Abolish marriage

“Marriage” is an ancient artificial construct that, in modern US society with no property rights attached to the female (i.e., dowry), has no real place.

As I said on chosha’s blog A Little East of Reality, what’s going on with California’s Prop 8 and the LDS church’s involvement with that, is one of defining the term. What needs to happen is that the underpinning law defining the term needs to change and then let linguistic evolution take over as to what is and is not marriage.

Here’s what needs to happen:

You and your intended(s) go to a lawyer and draw up a contract (people already to this for prenuptial agreements). You specify things like kids, power of attorney, healthcare decisionmaking, who does and does not have access to your healthcare information (thank you, HIPAA), and other things that heterosexual couples just…get…legally because they’re married as defined by law. In this case, the contract becomes the law. The lawyer files it with the court (like a divorce decree, only it’d be called something else like, oh, a companionship contract), the state collects its data, and everybody’s good to go.

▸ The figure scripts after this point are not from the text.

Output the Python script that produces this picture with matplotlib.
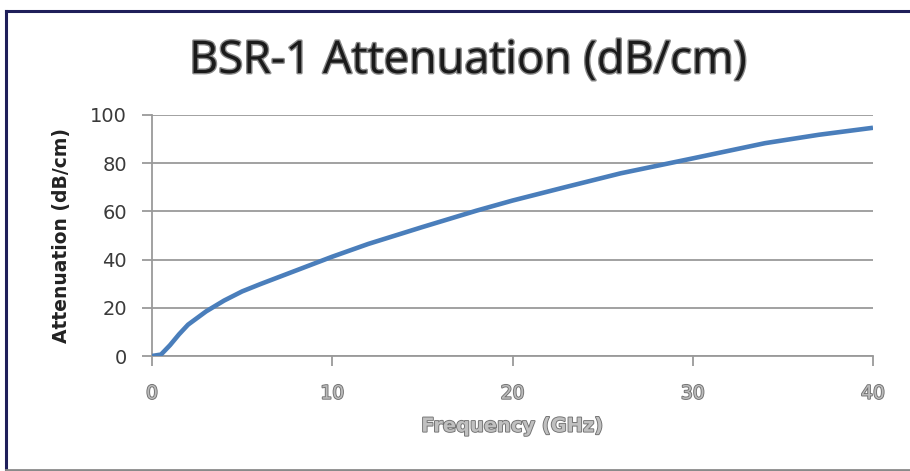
import matplotlib
matplotlib.use("Agg")
import matplotlib.pyplot as plt
from matplotlib.lines import Line2D
import matplotlib.patheffects as pe

# Data
freq_ghz = [0, 0.5, 1, 1.5, 2, 3, 4, 5, 6, 8, 10, 12, 15, 18, 20, 23, 26, 30, 34, 37, 40]
atten_db_cm = [0, 0.6, 4.5, 9.0, 13.0, 18.5, 23.0, 26.8, 29.8, 35.5, 41.2, 46.5, 53.5, 60.3, 64.5, 70.2, 75.8, 82.0, 88.3, 91.8, 94.7]
x_ticks = [0, 10, 20, 30, 40]
y_ticks = [0, 20, 40, 60, 80, 100]

title = "BSR-1 Attenuation (dB/cm)"
xlabel = "Frequency (GHz)"
ylabel = "Attenuation (dB/cm)"

fig = plt.figure(figsize=(9.10, 4.71), dpi=100)
ax = fig.add_axes([152/910, 115/471, (873-152)/910, (356-115)/471])

grid_c = "#9a9a9a"
ax.plot(freq_ghz, atten_db_cm, color="#4a7ebb", lw=3.3, solid_capstyle="butt", zorder=3)

ax.set_xlim(0, 40)
ax.set_ylim(0, 100)
ax.set_xticks(x_ticks)
ax.set_yticks(y_ticks)
ax.yaxis.grid(True, color=grid_c, lw=1.3)
ax.set_axisbelow(True)
for s in ["top", "right"]:
    ax.spines[s].set_visible(False)
for s in ["left", "bottom"]:
    ax.spines[s].set_color(grid_c)
    ax.spines[s].set_linewidth(1.3)
ax.tick_params(axis="both", direction="out", length=7, width=1.3, color=grid_c)
ax.tick_params(axis="y", pad=11, labelsize=14, labelcolor="#3a3a3a")
ax.tick_params(axis="x", pad=13, labelsize=13.5, labelcolor="#bbbbbb")
for lab in ax.get_yticklabels():
    lab.set_fontfamily("DejaVu Sans")
for lab in ax.get_xticklabels():
    lab.set_fontfamily("DejaVu Sans")
    lab.set_path_effects([pe.withStroke(linewidth=1.3, foreground="#707070")])

ax.set_ylabel(ylabel, fontsize=13.5, fontweight="bold", family="DejaVu Sans",
              color="#222222", labelpad=14)
xl = ax.set_xlabel(xlabel, fontsize=14, fontweight="bold", family="DejaVu Sans",
                   color="#c0c0c0", labelpad=10)
xl.set_path_effects([pe.withStroke(linewidth=1.3, foreground="#707070")])

fig.text(0.514, 1 - 73/471, title, ha="center", va="baseline",
         fontsize=32.5, family="Open Sans", color="#1a1a1a",
         path_effects=[pe.withStroke(linewidth=2.0, foreground="#8a8a8a")])

# chart frame
fig.add_artist(Line2D([6/910, 6/910], [1 - 11/471, 1 - 470/471], transform=fig.transFigure,
                      color="#1f1f5a", lw=2.2))
fig.add_artist(Line2D([6/910, 1], [1 - 11/471, 1 - 11/471], transform=fig.transFigure,
                      color="#1f1f5a", lw=2.2))
fig.add_artist(Line2D([6/910, 1], [1 - 470/471, 1 - 470/471], transform=fig.transFigure,
                      color="#8a8a8a", lw=2))

fig.savefig("out.png", dpi=100)
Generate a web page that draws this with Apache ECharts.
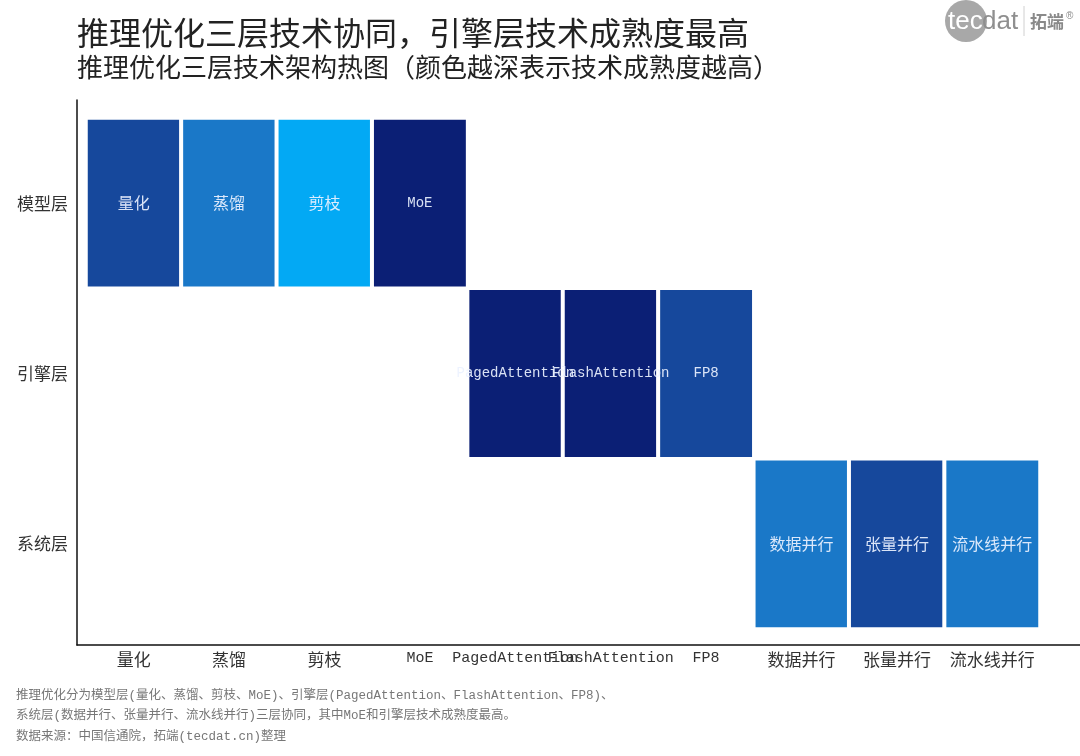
<!DOCTYPE html>
<html>
<head>
<meta charset="utf-8">
<script src="https://cdn.jsdelivr.net/npm/echarts@6/dist/echarts.min.js"></script>
<style>html,body{margin:0;padding:0;background:#fff}#c{width:1080px;height:756px}</style>
</head>
<body>
<div id="c"></div>
<script>
// ---- data ----
const techs = ['量化','蒸馏','剪枝','MoE','PagedAttention','FlashAttention','FP8','数据并行','张量并行','流水线并行'];
const layers = ['模型层','引擎层','系统层'];
const techLayer = [0,0,0,0,1,1,1,2,2,2];
const maturity = [3,2,1,4,4,4,3,2,3,2];
const levelColors = ['#03A9F4','#1A78C8','#16489C','#0B1F75'];
const levels = [1,2,3,4];
const titleText = '推理优化三层技术协同，引擎层技术成熟度最高';
const subTitleText = '推理优化三层技术架构热图（颜色越深表示技术成熟度越高）';
const footLines = [
  '推理优化分为模型层(量化、蒸馏、剪枝、MoE)、引擎层(PagedAttention、FlashAttention、FP8)、',
  '系统层(数据并行、张量并行、流水线并行)三层协同，其中MoE和引擎层技术成熟度最高。',
  '数据来源：中国信通院，拓端(tecdat.cn)整理'
];

const heatData = techs.map((t,i)=>[i, techLayer[i], maturity[i]]);
const isLatin = s => /^[\x00-\x7F]+$/.test(s);
const mixFmt = v => isLatin(v) ? '{en|'+v+'}' : '{zh|'+v+'}';

const chart = echarts.init(document.getElementById('c'));
chart.setOption({
  backgroundColor:'#fff',
  animation:false,
  title:[
    {text:titleText,left:77,top:17,padding:0,textStyle:{fontFamily:'Noto Sans CJK SC',fontSize:32,fontWeight:'normal',color:'#222'}},
    {text:subTitleText,left:77,top:54,padding:0,textStyle:{fontFamily:'Noto Sans CJK SC',fontSize:26,fontWeight:'normal',color:'#222'}},
    {text:footLines.join('\n'),left:16,top:685,padding:0,textStyle:{fontFamily:'"Liberation Mono","Noto Sans CJK SC"',fontSize:12.5,fontWeight:'normal',color:'#777',lineHeight:20.5}}
  ],
  grid:[
    {left:86,right:40,top:118,bottom:127},
    {left:77,right:0,top:100,bottom:111}
  ],
  xAxis:[
    {type:'category',data:techs,gridIndex:0,
     axisLine:{show:false},axisTick:{show:false},splitLine:{show:false},
     axisLabel:{interval:0,margin:22,color:'#333',formatter:mixFmt,
       rich:{zh:{fontFamily:'Noto Sans CJK SC',fontSize:17,color:'#333'},
             en:{fontFamily:'Liberation Mono',fontSize:15,color:'#333'}}}},
    {type:'value',gridIndex:1,min:0,max:1,
     axisLine:{show:true,lineStyle:{color:'#111',width:1.5}},axisTick:{show:false},axisLabel:{show:false},splitLine:{show:false}}
  ],
  yAxis:[
    {type:'category',data:layers,inverse:true,gridIndex:0,
     axisLine:{show:false},axisTick:{show:false},splitLine:{show:false},
     axisLabel:{margin:18,color:'#333',fontFamily:'Noto Sans CJK SC',fontSize:17}},
    {type:'value',gridIndex:1,min:0,max:1,
     axisLine:{show:true,lineStyle:{color:'#111',width:1.5}},axisTick:{show:false},axisLabel:{show:false},splitLine:{show:false}}
  ],
  visualMap:{type:'piecewise',show:false,dimension:2,seriesIndex:0,
    pieces:levels.map((v,i)=>({value:v,color:levelColors[i]}))},
  series:[{
    type:'heatmap',xAxisIndex:0,yAxisIndex:0,data:heatData,
    itemStyle:{borderColor:'#fff',borderWidth:4,borderRadius:2},
    label:{show:true,formatter:p=>mixFmt(techs[p.value[0]]),
      rich:{zh:{fontFamily:'Noto Sans CJK SC',fontSize:16,color:'rgba(235,242,255,0.92)'},
            en:{fontFamily:'Liberation Mono',fontSize:14,color:'rgba(235,242,255,0.92)'}}}
  }],
  graphic:[
    {type:'circle',shape:{cx:966,cy:21,r:21},style:{fill:'#a8a8a8'}},
    {type:'text',x:948,y:22,style:{text:'tec',fill:'#fff',font:'26px "Liberation Sans"',textVerticalAlign:'middle'}},
    {type:'text',x:982,y:22,style:{text:'dat',fill:'#8f8f8f',font:'26px "Liberation Sans"',textVerticalAlign:'middle'}},
    {type:'line',shape:{x1:1024,y1:6,x2:1024,y2:36},style:{stroke:'#d0d0d0',lineWidth:1}},
    {type:'text',x:1030,y:22,style:{text:'拓端',fill:'#8a8a8a',font:'bold 17px "Noto Sans CJK SC"',textVerticalAlign:'middle'}},
    {type:'text',x:1066,y:16,style:{text:'®',fill:'#8a8a8a',font:'10px "Liberation Sans"',textVerticalAlign:'middle'}}
  ]
});
</script>
</body>
</html>
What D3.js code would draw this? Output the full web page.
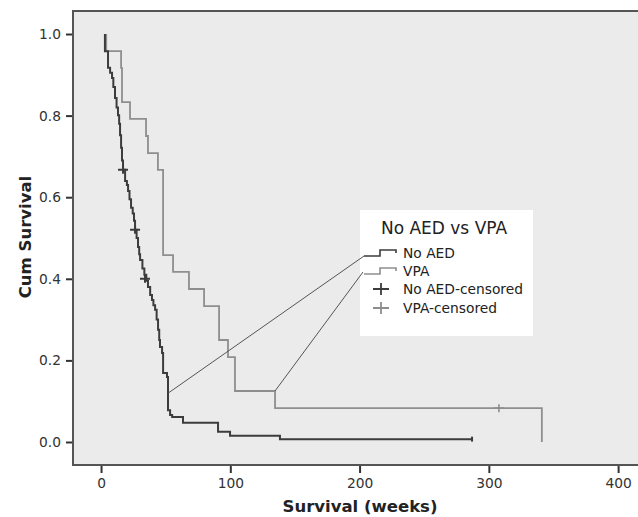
<!DOCTYPE html>
<html>
<head>
<meta charset="utf-8">
<script src="https://cdn.jsdelivr.net/npm/d3@7"></script>
<style>
  body { margin: 0; background: #fff; }
  svg { display: block; font-family: "DejaVu Sans", sans-serif; }
</style>
</head>
<body>
<svg id="chart" width="638" height="517"></svg>
<script>
// Kaplan-Meier steps: at time t (weeks) survival drops to s
const noAedTime = [3, 5.4, 7, 8.5, 9.5, 10.8, 12, 13.1, 14, 14.7, 15.5, 16.2, 17, 18.6, 20, 20.9, 22, 23.2, 24.5, 25.5, 26.3, 27.5, 28.6, 29.5, 30.2, 32, 33.5, 35, 36.3, 38, 39.4, 40.5, 41.8, 43, 44.1, 45, 45.6, 47.2, 48, 51, 51.8, 53.4, 55, 63.4, 90.5, 99.8, 138.4]
const noAedSurv = [0.958, 0.917, 0.905, 0.892, 0.87, 0.843, 0.82, 0.801, 0.78, 0.752, 0.721, 0.69, 0.667, 0.64, 0.63, 0.615, 0.595, 0.574, 0.56, 0.542, 0.52, 0.5, 0.478, 0.46, 0.446, 0.425, 0.41, 0.395, 0.38, 0.36, 0.348, 0.335, 0.324, 0.3, 0.275, 0.25, 0.233, 0.218, 0.169, 0.159, 0.078, 0.066, 0.061, 0.047, 0.025, 0.015, 0.007]
const noAedStart = 3, noAedEnd = 287
const noAedCensTime = [17, 26.3, 34]
const noAedCensSurv = [0.667, 0.52, 0.40]

const vpaTime = [4, 15.5, 16.2, 22.4, 34.8, 36.3, 44, 48, 55.7, 68, 79.7, 91.3, 98.2, 103.6, 134.6, 341]
const vpaSurv = [0.958, 0.917, 0.833, 0.792, 0.75, 0.708, 0.667, 0.458, 0.417, 0.375, 0.333, 0.25, 0.208, 0.125, 0.083, 0]
const vpaStart = 4
const vpaCensTime = [307.8]
const vpaCensSurv = [0.083]

const xTicks = [0, 100, 200, 300, 400]
const yTicks = [0, 0.2, 0.4, 0.6, 0.8, 1.0]
const legendTitle = "No AED vs VPA"
const legendLabels = ["No AED", "VPA", "No AED-censored", "VPA-censored"]

const darkCol = "#3c3c3c", lightCol = "#8e8e8e"

const svg = d3.select("#chart"),
    pL = 73, pR = 645, pT = 11, pB = 465

const x = d3.scaleLinear().domain([-21.7, 420.8]).range([pL, pR]),
    y = d3.scaleLinear().domain([-0.0564, 1.0564]).range([pB, pT])

svg.append("rect")
    .attr("x", pL).attr("y", pT)
    .attr("width", pR - pL).attr("height", pB - pT)
    .attr("fill", "#ebebeb")

// axes
const yAxis = svg.append("g")
    .attr("transform", "translate(" + pL + ",0)")
    .call(d3.axisLeft(y).tickValues(yTicks).tickFormat(d3.format(".1f")).tickSize(7).tickPadding(5))
const xAxis = svg.append("g")
    .attr("transform", "translate(0," + pB + ")")
    .call(d3.axisBottom(x).tickValues(xTicks).tickSize(8).tickPadding(5))

;[yAxis, xAxis].forEach(g => {
  g.select(".domain").remove()
  g.selectAll(".tick line").attr("stroke", "#333").attr("stroke-width", 2)
  g.selectAll(".tick text").attr("fill", "#333").style("font-size", "13.8px")
    .style("font-family", "'DejaVu Sans', sans-serif")
})

// frame
svg.append("path")
    .attr("d", "M" + pR + "," + pT + "H" + pL + "V" + pB + "H" + pR)
    .attr("fill", "none").attr("stroke", "#555").attr("stroke-width", 2)

// titles
svg.append("text")
    .attr("x", 360).attr("y", 512)
    .attr("text-anchor", "middle")
    .style("font-weight", "bold").style("font-size", "16.5px").attr("fill", "#222")
    .text("Survival (weeks)")
svg.append("text")
    .attr("transform", "translate(31,237) rotate(-90)")
    .attr("text-anchor", "middle")
    .style("font-weight", "bold").style("font-size", "16.5px").attr("fill", "#222")
    .text("Cum Survival")

// step curves
function stepPath(start, times, survs, end) {
  const p = d3.path()
  p.moveTo(x(start), y(1))
  times.forEach((t, i) => {
    p.lineTo(x(t), y(i ? survs[i - 1] : 1))
    p.lineTo(x(t), y(survs[i]))
  })
  if (end != null) p.lineTo(x(end), y(survs[survs.length - 1]))
  return p.toString()
}

svg.append("path")
    .attr("d", stepPath(vpaStart, vpaTime, vpaSurv, null))
    .attr("fill", "none").attr("stroke", lightCol).attr("stroke-width", 1.8)
svg.append("path")
    .attr("d", stepPath(noAedStart, noAedTime, noAedSurv, noAedEnd))
    .attr("fill", "none").attr("stroke", darkCol).attr("stroke-width", 2)

// end tick of No AED
svg.append("line")
    .attr("x1", x(noAedEnd)).attr("x2", x(noAedEnd))
    .attr("y1", y(noAedSurv[noAedSurv.length - 1]) - 2.5)
    .attr("y2", y(noAedSurv[noAedSurv.length - 1]) + 2.5)
    .attr("stroke", darkCol).attr("stroke-width", 2)

function crosses(times, survs, col, w) {
  const g = svg.append("g").attr("stroke", col).attr("stroke-width", w)
  times.forEach((t, i) => {
    const cx = x(t), cy = y(survs[i])
    g.append("path").attr("d", "M" + (cx - 5) + "," + cy + "H" + (cx + 5) + "M" + cx + "," + (cy - 4) + "V" + (cy + 4))
  })
}
crosses(noAedCensTime, noAedCensSurv, darkCol, 2)
crosses(vpaCensTime, vpaCensSurv, lightCol, 1.6)

// legend
const lg = svg.append("g").attr("transform", "translate(360,210)")
lg.append("rect").attr("width", 173).attr("height", 126).attr("fill", "#fff")
lg.append("text").attr("x", 84).attr("y", 24).attr("text-anchor", "middle")
    .style("font-size", "17px").attr("fill", "#222").text(legendTitle)

const rowY = [48, 66, 84, 103]
legendLabels.forEach((lab, i) => {
  lg.append("text").attr("x", 43).attr("y", rowY[i]).style("font-size", "13.8px")
      .attr("fill", "#222").text(lab)
})
;[darkCol, lightCol].forEach((c, i) => {
  const b = rowY[i] - 2
  lg.append("path").attr("d", "M4," + b + "H20V" + (b - 6) + "H36V" + (b - 3))
      .attr("fill", "none").attr("stroke", c).attr("stroke-width", 1.6)
})
;[darkCol, lightCol].forEach((c, i) => {
  const cy = rowY[i + 2] - 5
  lg.append("path").attr("d", "M13," + cy + "H29M21," + (cy - 6) + "V" + (cy + 6))
      .attr("stroke", c).attr("stroke-width", 1.8)
})

// leader lines from curves to legend
const leaders = [
  [x(52), y(0.12), 364, 256],
  [x(134.6), y(0.125), 363, 272]
]
leaders.forEach(d => {
  svg.append("line")
      .attr("x1", d[0]).attr("y1", d[1]).attr("x2", d[2]).attr("y2", d[3])
      .attr("stroke", "#555").attr("stroke-width", 1)
})
</script>
</body>
</html>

If you and your intended(s) then want to go to your local ecclesiastical entity (whatever it is) and have a rite performed, you do that. Or don’t, if you don’t want to.

Or…do none of the above and after X number of years, you’ve converted from cohabitating to common-law “marriage” and that could apply to whatever living arrangement you have.

Here’s the thing. You change the labels and the populace will decide what marriage is based on their vocabulary.

Since I’m a libertarian, I have no investment in regulating what people do with their bodies as long as it doesn’t endanger me and mine.

I also have no investment in helping the church attempt to define “marriage” in California (although thankfully I haven’t been asked because then I’d be forced to be rude) because marriage has historically been about money and alliances.

What I find hypocritical is that the people who are most invested in re-defining marriage to include same-sex couples then turn around and vehemently protest polyamorous unions, which should have the same protections under whatever law gets passed.

William Saletan goes to great lengths to define why this should not be allowed and I find that simply ridiculous. Two people know what they’re doing, but three or more don’t? Let’s protect you from yourselves!

Here’s the answer. The number isn’t two. It’s one. You commit to one person, and that person commits wholly to you. Second, the number isn’t arbitrary. It’s based on human nature. Specifically, on jealousy.

Ah, okay. There’s a good argument.

In an excellent Weekly Standard article against gay marriage and polygamy, Stanley Kurtz of the Hudson Institute discusses several recent polygamous unions. In one case, “two wives agreed to allow their husbands to establish a public and steady sexual relationship.” Unfortunately, “one of the wives remains uncomfortable with this arrangement,” so “the story ends with at least the prospect of one marriage breaking up.” In another case, “two bisexual-leaning men meet a woman and create a threesome that produces two children, one by each man.” Same result: “the trio’s eventual breakup.”

Let’s protect the women and children!

Then he resorts to quoting the Bible, so he loses credibility with me right there.

I’ve said it before and I’ll say it again: What’s good for the homosexual goose is good for the polyamorous gander and I defy any same-sex couple to give me a decent argument why that isn’t so…

…but that’s not my main point. My main point is this: You make it a civil contract between consenting adults, then let society’s usage of the word “marriage” define the word “marriage.”